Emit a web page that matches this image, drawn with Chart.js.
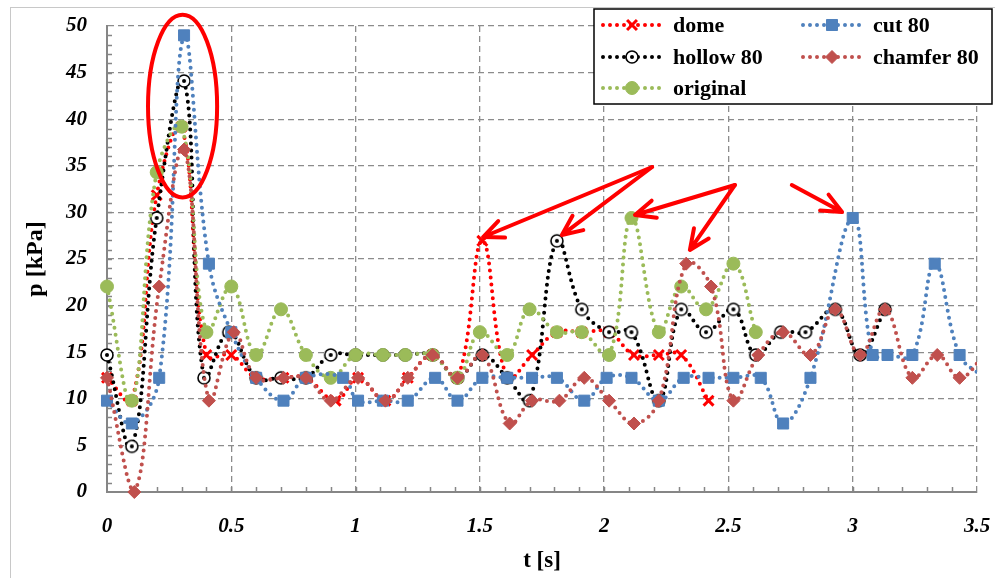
<!DOCTYPE html>
<html>
<head>
<meta charset="utf-8">
<script src="https://cdn.jsdelivr.net/npm/chart.js@4.4.0/dist/chart.umd.min.js"></script>
<style>
  html, body { margin: 0; padding: 0; background: #fff; }
</style>
</head>
<body>
<canvas id="chart" width="995" height="578"></canvas>
<script>
// time [s] and pressure [kPa] per nose shape
const domeT = [0, 0.1, 0.2, 0.3, 0.4, 0.5, 0.6, 0.71, 0.8, 0.92, 1.01, 1.12, 1.21, 1.31, 1.41, 1.51, 1.61, 1.71, 1.81, 1.91, 2.02, 2.12, 2.22, 2.31, 2.42];
const domeP = [12.25, 9.8, 31.85, 39.2, 14.7, 14.7, 12.25, 12.25, 12.25, 9.8, 12.25, 9.8, 12.25, 14.7, 12.25, 26.95, 12.25, 14.7, 17.15, 17.15, 17.15, 14.7, 14.7, 14.7, 9.8];

const hollowT = [0, 0.1, 0.2, 0.31, 0.39, 0.49, 0.6, 0.7, 0.8, 0.9, 1.0, 1.11, 1.2, 1.31, 1.41, 1.51, 1.61, 1.7, 1.81, 1.91, 2.02, 2.11, 2.22, 2.31, 2.41, 2.52, 2.61, 2.71, 2.81, 2.93, 3.03, 3.13];
const hollowP = [14.7, 4.9, 29.4, 44.1, 12.25, 17.15, 12.25, 12.25, 12.25, 14.7, 14.7, 14.7, 14.7, 14.7, 12.25, 14.7, 12.25, 9.8, 26.95, 19.6, 17.15, 17.15, 9.8, 19.6, 17.15, 19.6, 14.7, 17.15, 17.15, 19.6, 14.7, 19.6];

const originalT = [0, 0.1, 0.2, 0.3, 0.4, 0.5, 0.6, 0.7, 0.8, 0.9, 1.0, 1.11, 1.2, 1.31, 1.41, 1.5, 1.61, 1.7, 1.81, 1.91, 2.02, 2.11, 2.22, 2.31, 2.41, 2.52, 2.61];
const originalP = [22.05, 9.8, 34.3, 39.2, 17.15, 22.05, 14.7, 19.6, 14.7, 12.25, 14.7, 14.7, 14.7, 14.7, 12.25, 17.15, 14.7, 19.6, 17.15, 17.15, 14.7, 29.4, 17.15, 22.05, 19.6, 24.5, 17.15];

const cutT = [0, 0.1, 0.21, 0.31, 0.41, 0.5, 0.6, 0.71, 0.8, 0.95, 1.01, 1.11, 1.21, 1.32, 1.41, 1.51, 1.61, 1.71, 1.81, 1.92, 2.01, 2.11, 2.22, 2.32, 2.42, 2.52, 2.63, 2.72, 2.83, 3.0, 3.08, 3.14, 3.24, 3.33, 3.43, 3.53];
const cutP = [9.8, 7.35, 12.25, 49, 24.5, 17.15, 12.25, 9.8, 12.25, 12.25, 9.8, 9.8, 9.8, 12.25, 9.8, 12.25, 12.25, 12.25, 12.25, 9.8, 12.25, 12.25, 9.8, 12.25, 12.25, 12.25, 12.25, 7.35, 12.25, 29.4, 14.7, 14.7, 14.7, 24.5, 14.7, 12.25];

const chamferT = [0, 0.11, 0.21, 0.31, 0.41, 0.51, 0.6, 0.71, 0.8, 0.9, 1.01, 1.12, 1.21, 1.31, 1.41, 1.51, 1.62, 1.71, 1.82, 1.92, 2.02, 2.12, 2.22, 2.33, 2.43, 2.52, 2.62, 2.72, 2.83, 2.93, 3.03, 3.13, 3.24, 3.34, 3.43, 3.53];
const chamferP = [12.25, 0, 22.05, 36.75, 9.8, 17.15, 12.25, 12.25, 12.25, 9.8, 12.25, 9.8, 12.25, 14.7, 12.25, 14.7, 7.35, 9.8, 9.8, 12.25, 9.8, 7.35, 9.8, 24.5, 22.05, 9.8, 14.7, 17.15, 14.7, 19.6, 14.7, 19.6, 12.25, 14.7, 12.25, 14.7];

// hand-drawn red marks, in data units [t, p]
const ringCenter = [0.304, 41.4];
const ringRadius = [0.139, 9.8];
const arrows = [
  [[2.193, 34.87], [1.513, 27.36]],
  [[2.193, 34.87], [1.830, 27.57]],
  [[2.526, 32.94], [2.124, 29.72]],
  [[2.526, 32.94], [2.345, 25.97]],
  [[2.755, 32.94], [2.957, 30.04]]
];

const SERIF = "'Liberation Serif', 'DejaVu Serif', serif";

// open circle with a dot, used for "hollow 80"
const ring = document.createElement('canvas');
ring.width = ring.height = 16;
const rc = ring.getContext('2d');
rc.beginPath(); rc.arc(8, 8, 6, 0, 2 * Math.PI);
rc.fillStyle = '#fff'; rc.fill();
rc.lineWidth = 1.6; rc.strokeStyle = '#000'; rc.stroke();
rc.beginPath(); rc.arc(8, 8, 2, 0, 2 * Math.PI);
rc.fillStyle = '#000'; rc.fill();

function series(label, t, p, color, style, radius, order, extra) {
  return Object.assign({
    label: label,
    data: t.map((v, i) => ({ x: v, y: p[i] })),
    order: order,
    borderColor: color,
    backgroundColor: color,
    borderWidth: 4,
    borderDash: [0, 7],
    borderCapStyle: 'round',
    tension: 0.4,
    pointStyle: style,
    pointRadius: radius,
    pointBackgroundColor: color,
    pointBorderColor: color,
    pointBorderWidth: 1,
    clip: { left: 10, top: 30, right: 0, bottom: 12 }
  }, extra || {});
}

const datasets = [
  series('dome', domeT, domeP, '#FF0000', 'crossRot', 7, 5, { pointBorderWidth: 3 }),
  series('hollow 80', hollowT, hollowP, '#000000', ring, 7, 4),
  series('original', originalT, originalP, '#9BBB59', 'circle', 6.5, 3),
  series('cut 80', cutT, cutP, '#4F81BD', 'rect', 7.8, 2),
  series('chamfer 80', chamferT, chamferP, '#C0504D', 'rectRot', 6.5, 1)
];

const frame = {
  id: 'frame',
  beforeDraw(chart) {
    const ctx = chart.ctx;
    ctx.save();
    ctx.fillStyle = '#fff';
    ctx.fillRect(0, 0, chart.width, chart.height);
    ctx.strokeStyle = '#c8c8c8';
    ctx.lineWidth = 1;
    ctx.strokeRect(10.5, 7.5, chart.width, chart.height);
    ctx.restore();
  }
};

const minorTicks = {
  id: 'minorTicks',
  beforeDatasetsDraw(chart) {
    const { ctx, chartArea: a } = chart;
    const x = chart.scales.x, y = chart.scales.y;
    ctx.save();
    ctx.strokeStyle = '#868686';
    ctx.lineWidth = 1.5;
    ctx.beginPath();
    for (let v = 1; v < 50; v++) {
      const py = Math.round(y.getPixelForValue(v)) + 0.5;
      ctx.moveTo(a.left, py); ctx.lineTo(a.left + 5, py);
    }
    for (let i = 1; i < 35; i++) {
      const px = Math.round(x.getPixelForValue(i / 10)) + 0.5;
      ctx.moveTo(px, a.bottom); ctx.lineTo(px, a.bottom - 5);
    }
    ctx.stroke();
    ctx.restore();
  }
};

const redMarks = {
  id: 'redMarks',
  afterDatasetsDraw(chart) {
    const ctx = chart.ctx;
    const x = chart.scales.x, y = chart.scales.y;
    const px = v => x.getPixelForValue(v), py = v => y.getPixelForValue(v);
    ctx.save();
    ctx.strokeStyle = '#FF0000';
    ctx.lineWidth = 4;
    ctx.lineCap = 'round';
    ctx.lineJoin = 'round';
    const cx = px(ringCenter[0]), cy = py(ringCenter[1]);
    const rx = px(ringCenter[0] + ringRadius[0]) - cx;
    const ry = cy - py(ringCenter[1] + ringRadius[1]);
    ctx.beginPath();
    ctx.ellipse(cx, cy, rx, ry, 0, 0, 2 * Math.PI);
    ctx.stroke();
    arrows.forEach(([from, to]) => {
      const x1 = px(from[0]), y1 = py(from[1]), x2 = px(to[0]), y2 = py(to[1]);
      const ang = Math.atan2(y2 - y1, x2 - x1);
      const len = 22, spread = 0.42;
      ctx.beginPath();
      ctx.moveTo(x1, y1); ctx.lineTo(x2, y2);
      ctx.moveTo(x2 - len * Math.cos(ang - spread), y2 - len * Math.sin(ang - spread));
      ctx.lineTo(x2, y2);
      ctx.lineTo(x2 - len * Math.cos(ang + spread), y2 - len * Math.sin(ang + spread));
      ctx.stroke();
    });
    ctx.restore();
  }
};

// two-column legend box in the top right, like the original sheet
const boxLegend = {
  id: 'boxLegend',
  afterDraw(chart) {
    const ctx = chart.ctx;
    const slots = [[603, 25], [603, 57], [603, 88], [803, 25], [803, 57]];
    ctx.save();
    ctx.fillStyle = '#fff';
    ctx.fillRect(594, 9, 398, 95);
    ctx.strokeStyle = '#000';
    ctx.lineWidth = 1.5;
    ctx.strokeRect(594, 9, 398, 95);
    chart.data.datasets.forEach((ds, i) => {
      const [lx, ly] = slots[i];
      ctx.save();
      ctx.strokeStyle = ds.borderColor;
      ctx.lineWidth = 4;
      ctx.lineCap = 'round';
      ctx.setLineDash([0, 7]);
      ctx.beginPath();
      ctx.moveTo(lx, ly); ctx.lineTo(lx + 58, ly);
      ctx.stroke();
      ctx.restore();
      ctx.fillStyle = ds.pointBackgroundColor;
      ctx.strokeStyle = ds.pointBorderColor;
      ctx.lineWidth = ds.pointBorderWidth;
      Chart.helpers.drawPoint(ctx, {
        pointStyle: ds.pointStyle, radius: ds.pointRadius, borderWidth: ds.pointBorderWidth, rotation: 0
      }, lx + 29, ly);
      ctx.fillStyle = '#000';
      ctx.font = 'bold 22px ' + SERIF;
      ctx.textBaseline = 'middle';
      ctx.fillText(ds.label, lx + 70, ly + 1);
    });
    ctx.restore();
  }
};

const tickFont = { family: SERIF, size: 21, weight: 'bold', style: 'italic' };
// invisible tick marks push the labels out without widening the layout padding
const hiddenTicks = { color: '#8c8c8c', lineWidth: 1.3, drawTicks: true, tickColor: 'rgba(0,0,0,0)' };

new Chart(document.getElementById('chart'), {
  type: 'line',
  data: { datasets: datasets },
  plugins: [frame, minorTicks, redMarks, boxLegend],
  options: {
    responsive: false,
    animation: false,
    events: [],
    layout: { padding: { left: 0, right: 18, top: 26, bottom: 0 } },
    plugins: {
      legend: { display: false },
      tooltip: { enabled: false }
    },
    scales: {
      x: {
        type: 'linear',
        min: 0,
        max: 3.5,
        ticks: { stepSize: 0.5, padding: 4, color: '#000', font: tickFont, callback: v => String(v) },
        grid: Object.assign({ tickLength: 18 }, hiddenTicks),
        border: { color: '#868686', width: 2, dash: [6, 4] },
        title: {
          display: true, text: 't [s]', color: '#000', padding: { top: 0, bottom: 3 },
          font: { family: SERIF, size: 23, weight: 'bold' }
        },
        afterFit: s => { s.height = 86; }
      },
      y: {
        type: 'linear',
        min: 0,
        max: 50,
        ticks: { stepSize: 5, padding: 4, color: '#000', font: tickFont },
        grid: Object.assign({ tickLength: 16 }, hiddenTicks),
        border: { color: '#868686', width: 2, dash: [6, 4] },
        title: {
          display: true, text: 'p [kPa]', color: '#000', padding: { top: 21, bottom: 0 },
          font: { family: SERIF, size: 24, weight: 'bold' }
        },
        afterFit: s => { s.width = 107; }
      }
    }
  }
});
</script>
</body>
</html>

EXERCISE DESCRIPTION →
Take each line containing the string "drawn" and copy it out.

OUTPUT BELOW →
Emit a web page that matches this image, drawn with Chart.js.
// hand-drawn red marks, in data units [t, p]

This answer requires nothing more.